Just look at the full statistics from the Milgram experiment:

I fully believed the learner was getting painful shocks.

56.1

percent

 

Although I had some doubts, I believed the learner was probably getting the shocks.

24

percent

 

I just wasn’t sure whether the learner was getting the shocks or not.

6.1 percent

 

Although I had some doubts, I thought the learner was probably not getting the shocks.

11.4 percent

 

I was certain the learner was not getting the shocks.

2.4 percent

 

 

Over 40 percent of the volunteers picked up on something odd—something that suggested the experiment was not what it seemed. But those doubts just weren’t enough to trigger them out of truth-default. That is Levine’s point. You believe someone not because you have no doubts about them. Belief is not the absence of doubt. You believe someone because you don’t have enough doubts about them.

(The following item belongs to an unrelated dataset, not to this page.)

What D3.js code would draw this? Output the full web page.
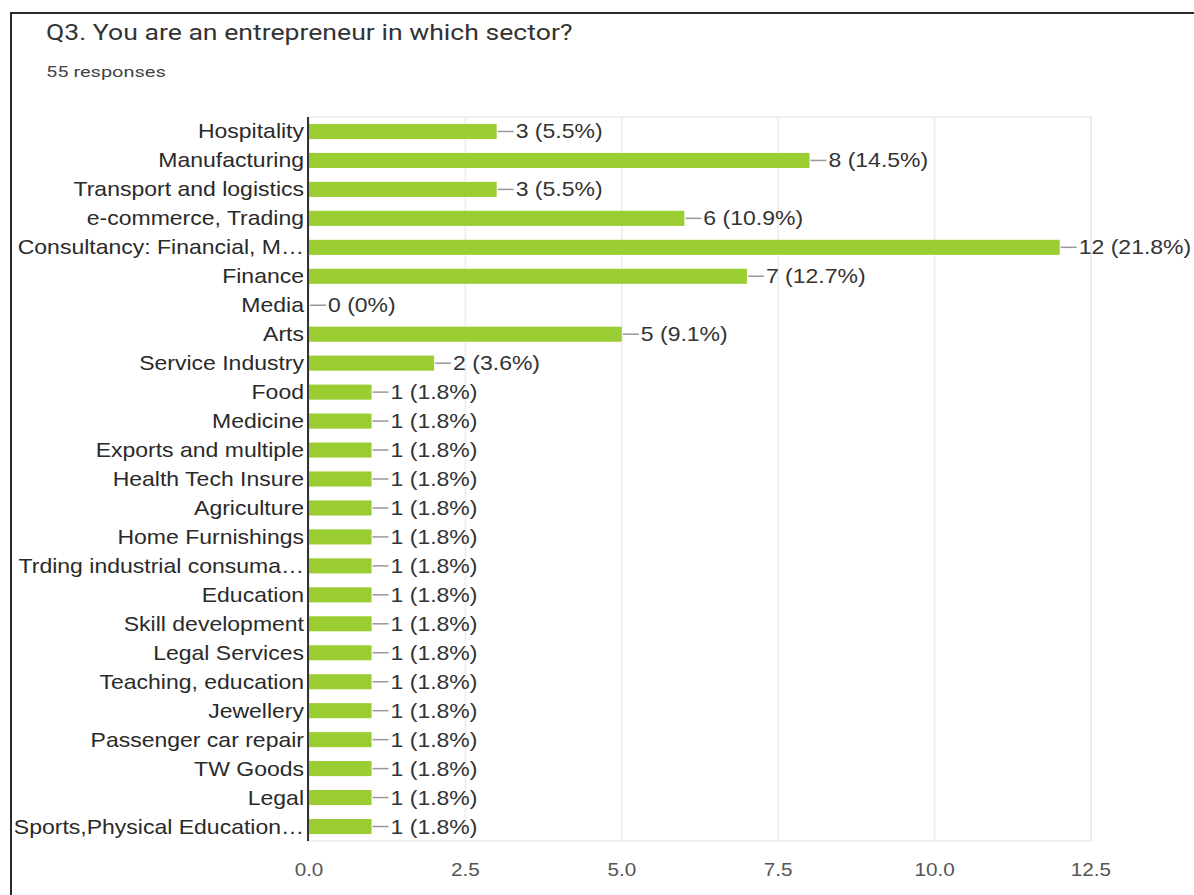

I’m going to come back to the distinction between some doubts and enough doubts, because I think it’s crucial. Just think about how many times you have criticized someone else, in hindsight, for their failure to spot a liar. You should have known. There were all kinds of red flags. You had doubts. Levine would say that’s the wrong way to think about the problem. The right question is: were there enough red flags to push you over the threshold of belief? If there weren’t, then by defaulting to truth you were only being human.

 

 

5.


Ana Belen Montes grew up in the affluent suburbs of Baltimore. Her father was a psychiatrist. She attended the University of Virginia, then received a master’s degree in foreign affairs from Johns Hopkins University. She was a passionate supporter of the Marxist Sandinista government in Nicaragua, which the U.S. government was then working to overthrow, and her activism attracted the attention of a recruiter for Cuban intelligence. In 1985 she made a secret visit to Havana. “Her handlers, with her unwitting assistance, assessed her vulnerabilities and exploited her psychological needs, ideology, and personal pathology to recruit her and keep her motivated to work for Havana,” the CIA concluded in a postmortem to her career. Her new compatriots encouraged her to apply for work in the U.S. intelligence community. That same year, she joined the DIA—and from there her ascent was swift.

Montes arrived at her office first thing in the morning, ate lunch at her desk, and kept to herself. She lived alone in a two-bedroom condo in the Cleveland Park neighborhood of Washington. She never married. In the course of his investigation, Scott Carmichael—the DIA counterintelligence officer—collected every adjective used by Montes’s coworkers to describe her. It is an impressive list: shy, quiet, aloof, cool, independent, self-reliant, standoffish, intelligent, serious, dedicated, focused, hardworking, sharp, quick, manipulative, venomous, unsociable, ambitious, charming, confident, businesslike, no-nonsense, assertive, deliberate, calm, mature, unflappable, capable, and competent.